SUPPLIED INFORMATION>

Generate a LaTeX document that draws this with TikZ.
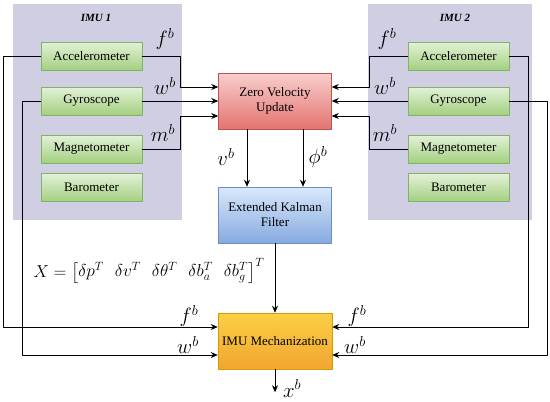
\documentclass[tikz,border=0pt]{standalone}
\usepackage{amsmath}
\usepackage{fontspec}
\setmainfont{Liberation Serif}
\usetikzlibrary{arrows.meta}
\definecolor{panelC}{HTML}{D0CEE2}
\definecolor{greenT}{HTML}{E3F1D8}
\definecolor{greenB}{HTML}{A3D080}
\definecolor{greenD}{HTML}{82B366}
\definecolor{redT}{HTML}{F8CECC}
\definecolor{redB}{HTML}{E47470}
\definecolor{redD}{HTML}{B85450}
\definecolor{blueT}{HTML}{DAE8FC}
\definecolor{blueB}{HTML}{86AADF}
\definecolor{blueD}{HTML}{6C8EBF}
\definecolor{yelT}{HTML}{FBCF45}
\definecolor{yelB}{HTML}{F1A630}
\definecolor{yelD}{HTML}{D79B00}
\begin{document}
\begin{tikzpicture}[x=1pt,y=-1pt,>={Stealth[length=7pt,width=6pt]},line join=round,line cap=round]
	\tikzset{panel/.style={fill=panelC,minimum width=#1,minimum height=216pt,inner sep=0pt},
		title style/.style={font=\bfseries\itshape\fontsize{11}{13}\selectfont},
		sensor/.style={draw=greenD,line width=0.5pt,top color=greenT,bottom color=greenB,minimum width=101pt,minimum height=28pt,inner sep=0pt,font=\fontsize{13}{15}\selectfont},
		procbox/.style={line width=0.5pt,minimum width=113pt,minimum height=56pt,inner sep=0pt,align=center,font=\fontsize{13}{15}\selectfont},
		sig/.style={font=\fontsize{20}{22}\selectfont,inner sep=0pt},
		flow/.style={->,line width=0.8pt}}
	\useasboundingbox (0,0) rectangle (550,402);
	%% Hai khoi IMU
	\node[panel=169pt] (imu1) at (97.5,112) {};
	\node[panel=164pt] (imu2) at (450,112) {};
	\node[title style] (t1) at (96,18) {IMU 1};
	\node[title style] (t2) at (455,18) {IMU 2};
	\node[sensor] (acc1) at (91.5,56) {Accelerometer};
	\node[sensor] (gyr1) at (91.5,101) {Gyroscope};
	\node[sensor] (mag1) at (91.5,149) {Magnetometer};
	\node[sensor] (bar1) at (91.5,187.5) {Barometer};
	\node[sensor] (acc2) at (458.5,56) {Accelerometer};
	\node[sensor] (gyr2) at (458.5,101) {Gyroscope};
	\node[sensor] (mag2) at (458.5,149) {Magnetometer};
	\node[sensor] (bar2) at (458.5,187.5) {Barometer};
	%% Cac khoi xu ly
	\node[procbox,draw=redD,top color=redT,bottom color=redB] (zvu) at (275,101) {Zero Velocity\\Update};
	\node[procbox,draw=blueD,top color=blueT,bottom color=blueB] (ekf) at (275,215) {Extended Kalman\\Filter};
	\node[procbox,draw=yelD,top color=yelT,bottom color=yelB,minimum width=114pt] (mech) at (275,341) {IMU Mechanization};
	%% Vao ZUPT
	\draw[flow] (acc1.east) -- ++(38.5,0) |- ([yshift=14pt]zvu.west);
	\draw[flow] (gyr1.east) -- (zvu.west);
	\draw[flow] (mag1.east) -- ++(38.5,0) |- ([yshift=-15pt]zvu.west);
	\draw[flow] (acc2.west) -- ++(-38,0) |- ([yshift=14pt]zvu.east);
	\draw[flow] (gyr2.west) -- (zvu.east);
	\draw[flow] (mag2.west) -- ++(-38,0) |- ([yshift=-15pt]zvu.east);
	\draw[flow] ([xshift=-28pt]zvu.south) -- ([xshift=-28pt]ekf.north);
	\draw[flow] ([xshift=28pt]zvu.south) -- ([xshift=28pt]ekf.north);
	\draw[flow] (ekf.south) -- (mech.north);
	%% Vao co cau IMU
	\draw[flow] (acc1.west) -- ++(-37,0) |- ([yshift=14pt]mech.west);
	\draw[flow] (gyr1.west) -- ++(-18,0) |- ([yshift=-14pt]mech.west);
	\draw[flow] (acc2.east) -- ++(19,0) |- ([yshift=14pt]mech.east);
	\draw[flow] (gyr2.east) -- ++(38,0) |- ([yshift=-14pt]mech.east);
	\draw[flow] (mech.south) -- ++(0,23) coordinate (out);
	%% Nhan tin hieu
	\node[sig] (f1) at (165,39) {$f^b$};
	\node[sig] (w1) at (165,86) {$w^b$};
	\node[sig] (m1) at (163,133) {$m^b$};
	\node[sig] (f2) at (387,39) {$f^b$};
	\node[sig] (w2) at (385,86) {$w^b$};
	\node[sig] (m2) at (385,133) {$m^b$};
	\node[sig] (vb) at (226,157) {$v^b$};
	\node[sig] (phib) at (318,157) {$\phi^b$};
	\node[sig] (f3) at (189,316) {$f^b$};
	\node[sig] (w3) at (188,345) {$w^b$};
	\node[sig] (f4) at (357,316) {$f^b$};
	\node[sig] (w4) at (355,345) {$w^b$};
	\node[sig,anchor=west] (xb) at ([xshift=8pt,yshift=4pt]out) {$x^b$};
	\node[font=\fontsize{17}{20}\selectfont,inner sep=0pt] (state) at (149,271) {\setlength\arraycolsep{5.5pt}$X=\begin{bmatrix}\delta p^T & \delta v^T & \delta\theta^T & \delta b_a^T & \delta b_g^T\end{bmatrix}^T$};
\end{tikzpicture}
\end{document}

SHORT PROBLEM> Copy out the whole listing exactly, and don't carry over any pictures.

TASK SOLUTION>
Generate a LaTeX document that draws this with TikZ.
\documentclass[tikz,border=0pt]{standalone}
\usepackage{amsmath}
\usepackage{fontspec}
\setmainfont{Liberation Serif}
\usetikzlibrary{arrows.meta}
\definecolor{panelC}{HTML}{D0CEE2}
\definecolor{greenT}{HTML}{E3F1D8}
\definecolor{greenB}{HTML}{A3D080}
\definecolor{greenD}{HTML}{82B366}
\definecolor{redT}{HTML}{F8CECC}
\definecolor{redB}{HTML}{E47470}
\definecolor{redD}{HTML}{B85450}
\definecolor{blueT}{HTML}{DAE8FC}
\definecolor{blueB}{HTML}{86AADF}
\definecolor{blueD}{HTML}{6C8EBF}
\definecolor{yelT}{HTML}{FBCF45}
\definecolor{yelB}{HTML}{F1A630}
\definecolor{yelD}{HTML}{D79B00}
\begin{document}
\begin{tikzpicture}[x=1pt,y=-1pt,>={Stealth[length=7pt,width=6pt]},line join=round,line cap=round]
	\tikzset{panel/.style={fill=panelC,minimum width=#1,minimum height=216pt,inner sep=0pt},
		title style/.style={font=\bfseries\itshape\fontsize{11}{13}\selectfont},
		sensor/.style={draw=greenD,line width=0.5pt,top color=greenT,bottom color=greenB,minimum width=101pt,minimum height=28pt,inner sep=0pt,font=\fontsize{13}{15}\selectfont},
		procbox/.style={line width=0.5pt,minimum width=113pt,minimum height=56pt,inner sep=0pt,align=center,font=\fontsize{13}{15}\selectfont},
		sig/.style={font=\fontsize{20}{22}\selectfont,inner sep=0pt},
		flow/.style={->,line width=0.8pt}}
	\useasboundingbox (0,0) rectangle (550,402);
	%% Hai khoi IMU
	\node[panel=169pt] (imu1) at (97.5,112) {};
	\node[panel=164pt] (imu2) at (450,112) {};
	\node[title style] (t1) at (96,18) {IMU 1};
	\node[title style] (t2) at (455,18) {IMU 2};
	\node[sensor] (acc1) at (91.5,56) {Accelerometer};
	\node[sensor] (gyr1) at (91.5,101) {Gyroscope};
	\node[sensor] (mag1) at (91.5,149) {Magnetometer};
	\node[sensor] (bar1) at (91.5,187.5) {Barometer};
	\node[sensor] (acc2) at (458.5,56) {Accelerometer};
	\node[sensor] (gyr2) at (458.5,101) {Gyroscope};
	\node[sensor] (mag2) at (458.5,149) {Magnetometer};
	\node[sensor] (bar2) at (458.5,187.5) {Barometer};
	%% Cac khoi xu ly
	\node[procbox,draw=redD,top color=redT,bottom color=redB] (zvu) at (275,101) {Zero Velocity\\Update};
	\node[procbox,draw=blueD,top color=blueT,bottom color=blueB] (ekf) at (275,215) {Extended Kalman\\Filter};
	\node[procbox,draw=yelD,top color=yelT,bottom color=yelB,minimum width=114pt] (mech) at (275,341) {IMU Mechanization};
	%% Vao ZUPT
	\draw[flow] (acc1.east) -- ++(38.5,0) |- ([yshift=14pt]zvu.west);
	\draw[flow] (gyr1.east) -- (zvu.west);
	\draw[flow] (mag1.east) -- ++(38.5,0) |- ([yshift=-15pt]zvu.west);
	\draw[flow] (acc2.west) -- ++(-38,0) |- ([yshift=14pt]zvu.east);
	\draw[flow] (gyr2.west) -- (zvu.east);
	\draw[flow] (mag2.west) -- ++(-38,0) |- ([yshift=-15pt]zvu.east);
	\draw[flow] ([xshift=-28pt]zvu.south) -- ([xshift=-28pt]ekf.north);
	\draw[flow] ([xshift=28pt]zvu.south) -- ([xshift=28pt]ekf.north);
	\draw[flow] (ekf.south) -- (mech.north);
	%% Vao co cau IMU
	\draw[flow] (acc1.west) -- ++(-37,0) |- ([yshift=14pt]mech.west);
	\draw[flow] (gyr1.west) -- ++(-18,0) |- ([yshift=-14pt]mech.west);
	\draw[flow] (acc2.east) -- ++(19,0) |- ([yshift=14pt]mech.east);
	\draw[flow] (gyr2.east) -- ++(38,0) |- ([yshift=-14pt]mech.east);
	\draw[flow] (mech.south) -- ++(0,23) coordinate (out);
	%% Nhan tin hieu
	\node[sig] (f1) at (165,39) {$f^b$};
	\node[sig] (w1) at (165,86) {$w^b$};
	\node[sig] (m1) at (163,133) {$m^b$};
	\node[sig] (f2) at (387,39) {$f^b$};
	\node[sig] (w2) at (385,86) {$w^b$};
	\node[sig] (m2) at (385,133) {$m^b$};
	\node[sig] (vb) at (226,157) {$v^b$};
	\node[sig] (phib) at (318,157) {$\phi^b$};
	\node[sig] (f3) at (189,316) {$f^b$};
	\node[sig] (w3) at (188,345) {$w^b$};
	\node[sig] (f4) at (357,316) {$f^b$};
	\node[sig] (w4) at (355,345) {$w^b$};
	\node[sig,anchor=west] (xb) at ([xshift=8pt,yshift=4pt]out) {$x^b$};
	\node[font=\fontsize{17}{20}\selectfont,inner sep=0pt] (state) at (149,271) {\setlength\arraycolsep{5.5pt}$X=\begin{bmatrix}\delta p^T & \delta v^T & \delta\theta^T & \delta b_a^T & \delta b_g^T\end{bmatrix}^T$};
\end{tikzpicture}
\end{document}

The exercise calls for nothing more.